As Henry Porter has observed, “the E.U. takes 39.4 percent of the U.K.’s service exports, which is more than the next nine trading partners - the U.S., Switzerland, Japan, China, Canada, Russia, India, Hong Kong, and Brazil - combined (38.4 percent). If Britain were to lose access to the single market, or British-based banks were stopped from trading freely in Europe through the ‘passporting’ arrangements with the E.U., it would take very little to end the City of London’s reign as the de facto financial capital of Europe”.
David Hannay, who was part of the British team when we joined what was then the EEC, and who was later ambassador to the UN, asked this question on tariffs (part of any trade deal): “The technicalities of constructing a new U.K. tariff, for which neither [the pro-Brexit trade minister] Liam Fox nor the officials advising him have any relevant experience, will themselves be pretty daunting. Tariff rates will need to be set for thousands of tariff positions and sub-positions. Should these be higher than those set in the E.U.’s Common External Tariff, in which case we will either have to cut tariffs on [other] products to compensate all our W.T.O. trading partners or suffer higher retaliatory tariffs from them? Or should the tariffs be set lower, in which case U.K. manufacturers will have to face up to more competition and less protection? Or should they be set at the same level as now, in which case one wonders what all the fuss was about in the first place?

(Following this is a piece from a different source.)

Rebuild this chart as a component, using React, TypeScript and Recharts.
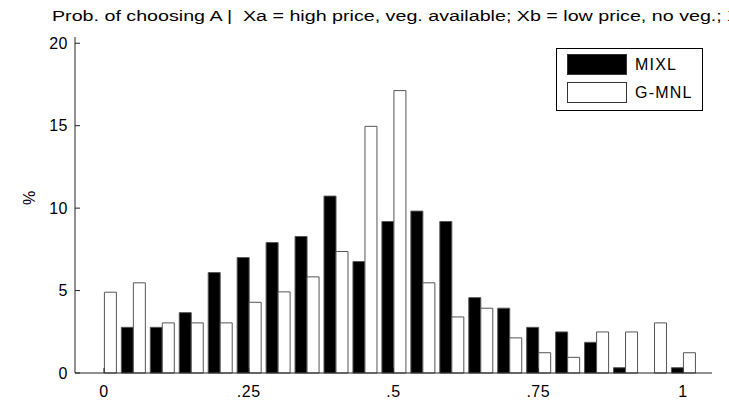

Hannay goes on to observe “Did the Brexiteers explain all this to the electorates and say which solutions they favoured? Of course they did not - they did not even agree on which ones they favoured. They just peddled half-truths and outright untruths about the sunlit prospects for Britain’s trade relationships outside the EU”.

Daniel Hannan merely skirts around the issues, failing to engage with the problems which he knows are there, that will have to be answered, and which require a more serious application of intellectual vigour than spouting platitudes about “freedom”, our “global future”, and the continuing use of that ritual incantation.

After Parliament reconvenes after the Summer break, and the pundits return to the airwaves, the questions will keep on coming. Unless the likes of Hannan are going to step up to the plate and answer them, their reputations stand to be permanently tarnished.